In Badiou we saw how what I have called "engendering zero" consisted in production of a novel State composed of a new relationship of consistent multiplicity, the situation, with inconsistent multiplicity, being qua being. The situation, with its modalities of love, art, science and politics exists as a consistent multiplicity, but always in relation to the possibility of the Event. It can be said I think that inconsistent multiplicity is that excess in relation to which the situation always lacks. Lacanian psychoanalysis appears to approach analysis by positing the human psyche as a situation, its consistency maintained by the subject $ in relation to object a. The death drive arises with desire for the excess which is unattainable, the from which it is subtracted. I am speculating and questioning, but this is what I make of the statement later in the text:

"The 'manyi identifications and forms of collective objective life are made possible through the persistence of the "one" of radical negativity. The infinitude of signification is the result ultimately of the one true signified...void.

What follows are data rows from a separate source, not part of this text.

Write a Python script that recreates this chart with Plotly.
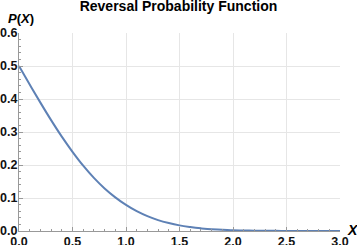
import plotly.graph_objects as go

x_vals = [0.0, 0.1, 0.2, 0.3, 0.4, 0.5, 0.6, 0.7, 0.8, 0.9, 1.0, 1.1, 1.2, 1.3, 1.4, 1.5,
          1.6, 1.7, 1.8, 1.9, 2.0, 2.1, 2.2, 2.3, 2.4, 2.5, 2.6, 2.7, 2.8, 2.9, 3.0]
p_vals = [0.500, 0.444, 0.389, 0.336, 0.286, 0.240, 0.198, 0.161, 0.129, 0.102, 0.079,
          0.060, 0.045, 0.033, 0.024, 0.017, 0.012, 0.008, 0.005, 0.004, 0.002, 0.0015,
          0.001, 0.0006, 0.0004, 0.0002, 0.0001, 0.0, 0.0, 0.0, 0.0]

x_ticks = [0.0, 0.5, 1.0, 1.5, 2.0, 2.5, 3.0]
y_ticks = [0.0, 0.1, 0.2, 0.3, 0.4, 0.5, 0.6]

font_family = "Liberation Sans, Arial, sans-serif"

fig = go.Figure()
fig.add_trace(go.Scatter(x=x_vals, y=p_vals, mode="lines",
                         line=dict(color="#5E81B5", width=2, shape="spline"),
                         hoverinfo="skip", showlegend=False, cliponaxis=False))

axis_common = dict(
    showgrid=True, gridcolor="#E6E6E6", gridwidth=1,
    showline=True, linecolor="#999999", linewidth=1,
    ticks="inside", ticklen=4, tickcolor="#999999",
    tickfont=dict(family=font_family, size=12.5, color="#111111", weight="bold"),
    zeroline=False, tickformat=".1f", automargin=False,
)

fig.update_xaxes(range=[0, 3.0], tickvals=x_ticks, ticklabelstandoff=-1,
                 minor=dict(ticks="inside", ticklen=2, tickcolor="#999999", dtick=0.1, showgrid=False),
                 **axis_common)
fig.update_yaxes(range=[0, 0.6], tickvals=y_ticks, ticklabelstandoff=-2,
                 minor=dict(ticks="inside", ticklen=2, tickcolor="#999999", dtick=0.02, showgrid=False),
                 **axis_common)

fig.update_layout(
    width=357, height=245,
    margin=dict(l=19, r=17, t=33, b=14, autoexpand=False),
    paper_bgcolor="white", plot_bgcolor="white",
    title=dict(text="<b>Reversal Probability Function</b>", x=0.5, xanchor="center",
               yref="container", y=1 - 6 / 245, yanchor="middle",
               font=dict(family=font_family, size=14, color="#000000")),
    annotations=[
        dict(text="<b><i>P</i>(<i>X</i>)</b>", xref="paper", yref="paper", x=-0.04, y=1.0,
             xanchor="left", yanchor="bottom", showarrow=False, yshift=5,
             font=dict(family=font_family, size=13, color="#000000")),
        dict(text="<b><i>X</i></b>", xref="paper", yref="paper", x=1.0, y=0.0,
             xanchor="left", yanchor="middle", showarrow=False, xshift=5, yshift=1,
             font=dict(family=font_family, size=14, color="#000000")),
    ],
)

fig.write_html("out.html", config={"displayModeBar": False},
               post_script="document.body.style.margin='0';document.body.style.overflow='hidden';")
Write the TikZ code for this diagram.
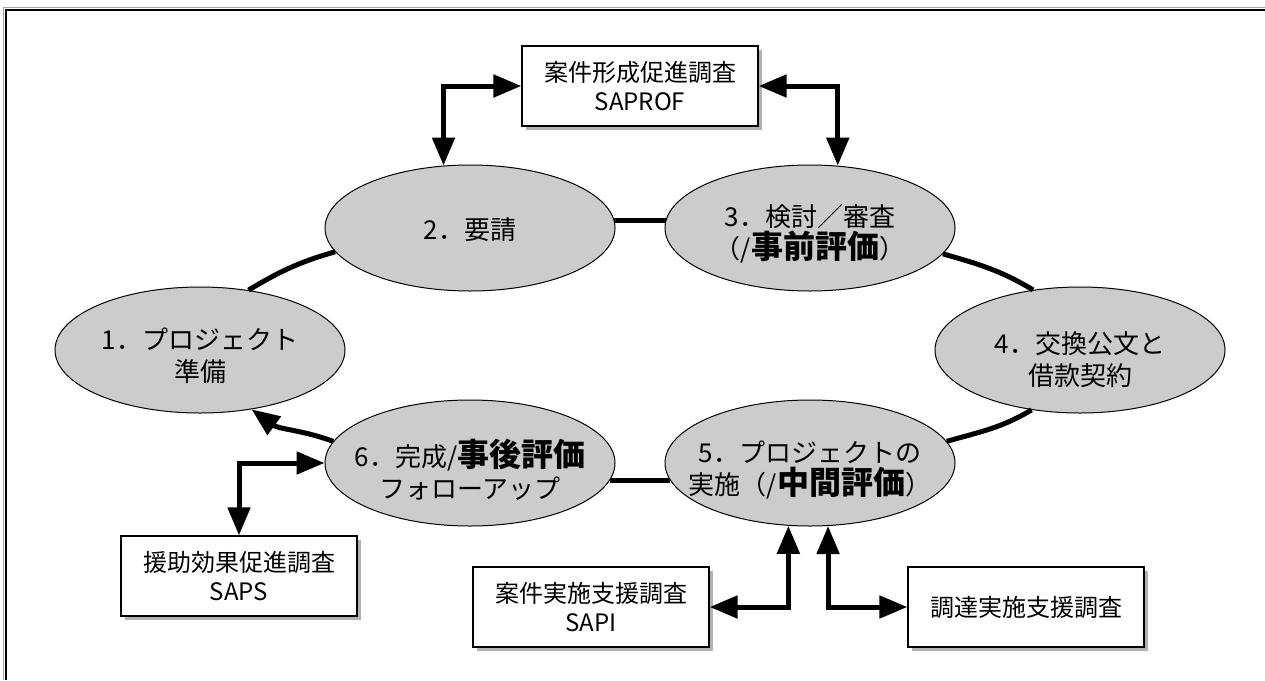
\documentclass[tikz,border=0pt]{standalone}
\usepackage{fontspec}
\setmainfont{Noto Sans CJK JP}
\usetikzlibrary{arrows.meta,shapes.geometric,shadows}
\begin{document}
\begin{tikzpicture}[x=1pt,y=1pt,
  phase/.style={ellipse, draw=black, line width=1pt, fill=black!20,
    minimum width=290pt, minimum height=126pt, inner sep=0pt},
  ptext/.style={align=center, font=\fontsize{26}{32}\selectfont, inner sep=0pt},
  study/.style={draw=black, line width=1.2pt, fill=white,
    minimum width=236pt, minimum height=80pt, align=center, inner sep=0pt,
    font=\fontsize{24}{29}\selectfont,
    drop shadow={shadow xshift=3.5pt, shadow yshift=-3.5pt, fill=black!30, opacity=1}},
  conn/.style={line width=5pt},
  dbl/.style={conn, {Triangle[length=28pt,width=22pt]}-{Triangle[length=28pt,width=22pt]}},
  frameline/.style={line width=2pt, black},
  frameshade/.style={line width=1pt, black!35}
]
\useasboundingbox (0,0) rectangle (1265,-680);
% frame
\draw[frameshade] (3.5,-680) -- (3.5,-7.5) -- (1265,-7.5);
\draw[frameline] (5.5,-680) -- (5.5,-9.5) -- (1265,-9.5);

% phases
\node[phase] (e1) at (200,-350) {};
\node[phase] (e2) at (470,-228) {};
\node[phase] (e3) at (810,-228) {};
\node[phase] (e4) at (1080,-350) {};
\node[phase] (e5) at (810,-463) {};
\node[phase] (e6) at (470,-463) {};

\node[ptext] (t1) at (200,-356) {1．プロジェクト\\準備};
\node[ptext] (t2) at (470,-230) {2．要請};
\node[ptext] (t3) at (810,-234) {3．検討／審査\\（/{\bfseries\fontsize{32}{32}\selectfont 事前評価}）};
\node[ptext] (t4) at (1080,-360) {4．交換公文と\\借款契約};
\node[ptext] (t5) at (810,-470) {5．プロジェクトの\\実施（/{\bfseries\fontsize{32}{32}\selectfont 中間評価}）};
\node[ptext] (t6) at (470,-470) {6．完成/{\bfseries\fontsize{32}{32}\selectfont 事後評価}\\フォローアップ};

% studies
\node[study] (sp) at (640,-86) {案件形成促進調査\\SAPROF};
\node[study] (saps) at (239,-576) {援助効果促進調査\\SAPS};
\node[study] (sapi) at (591,-607) {案件実施支援調査\\SAPI};
\node[study] (proc) at (1026,-607) {調達実施支援調査};

% cycle connectors
\draw[conn] (e1.51) to[out=31,in=196] (e2.190);
\draw[conn] (e2.3) -- (e3.177);
\draw[conn] (e3.-11) to[out=-16,in=149] (e4.128);
\draw[conn] (e4.231) to[out=211,in=16] (e5.9);
\draw[conn] (e5.187) -- (e6.-7);
\draw[conn,-{Triangle[length=28pt,width=22pt]}] (e6.171) to[out=160,in=-36] (e1.-49);

% study connectors
\draw[dbl] (sp.west) -| (e2.113.6);
\draw[dbl] (sp.east) -| (e3.66.4);
\draw[dbl] (saps.north) |- (e6.west);
\draw[dbl] (sapi.east) -| (e5.251.4);
\draw[dbl] (e5.286) |- (proc.west);
\end{tikzpicture}
\end{document}
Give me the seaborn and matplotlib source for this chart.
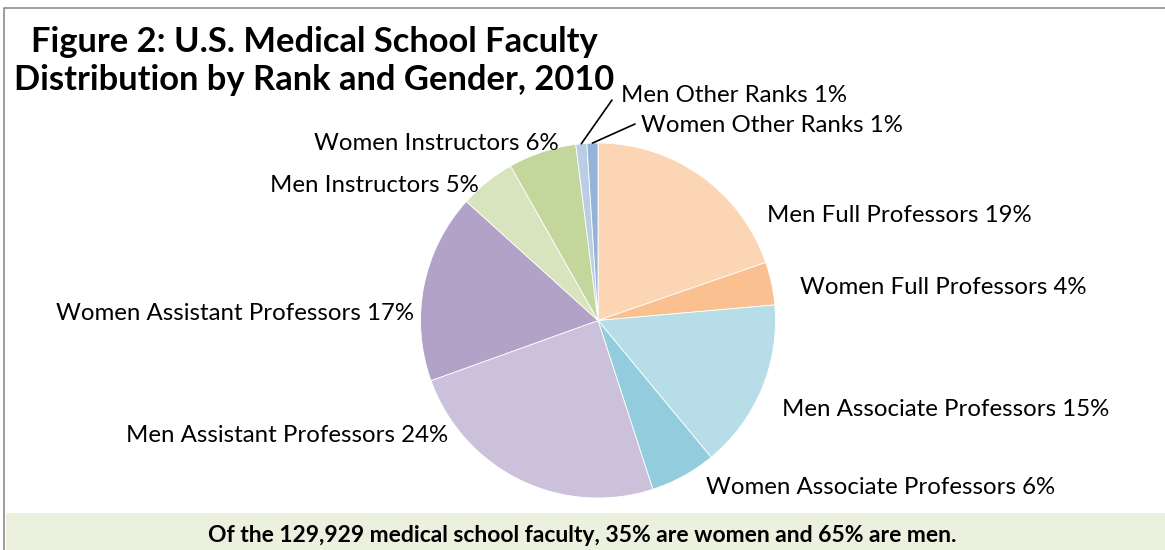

Glyn Daly's article is indeed a comprehensive primer on Zizek. She goes on to discuss much more of Zizek's Lacan, then how that is foundation to his political philosophy. This effort begins with a sketch of Lacan's psychoanalysis:

"The persistence of radical negativity is what the later Lacan generically characterised as the Real: the ultimate 'signified' around which all signification is constituted and simultaneously finds its limitation and inexorable failure. As is well documented elsewhere (e.g. Fink, 1995), the Real is inextricably linked with the registers of the Symbolic and the Imaginary and together these form a basic triadic structure for all (human) Being. In general terms, both the Symbolic and the Imaginary may be said to belong to the order of signification. While the Symbolic refers to the (potentially) infinite uses of signification through language and symbols, the Imaginary refers to the particular ways in which signification becomes arrested around certain fundamental images of ourselves that offer a sense of coherence and place in the world. It is through the Imaginary that we achieve particular forms of identification and which enable us to resolve the basic question(s) of who we are for the Other; we "narrate" ourselves around certain basic images with which we identify and/or wish to project."

I have to leave it at that for now. I barely scratched the surface of Badiou in Part 1, and I fear I did even less in beginning to explore Lacan in Part 2. Its a long process.. I rather think I can spend the rest of my life adding parts now and then. My intention is to continue working through Gillespie's book while also going back to further study of Zizek's How to Read Lacan. Its really hard to clearly express how this study is affecting me. I can just say certain insight seems to be growing from it about both life and death. I closing I want to relate a story I heard from someone very wise I was lucky enough to know - the story has come to mind lately while writing these posts and maybe it will be obvious why.

The story is one about Abraham Lincoln. I don't know if I have all the facts straight but the point will be made anyway. Lincoln it seems was always fascinated by the question of whether there was such a thing as immortality. As he often had the chance to meet and speak with many great intellects, it was known that he would sometimes chose to pose a question such as "Do you believe in immortality and if so why? It seems he never got a satisfactory reply. One day however he put the question to a famous Shakespearean actor (I forget his name). The actor replied "Yes I am sure of it!" Of course Lincoln pressed him as to why. "Because I cannot conceive of nothing without myself as witness of that nothing." Lincoln leaps to his feet exclaiming "That's the philosophy for me!".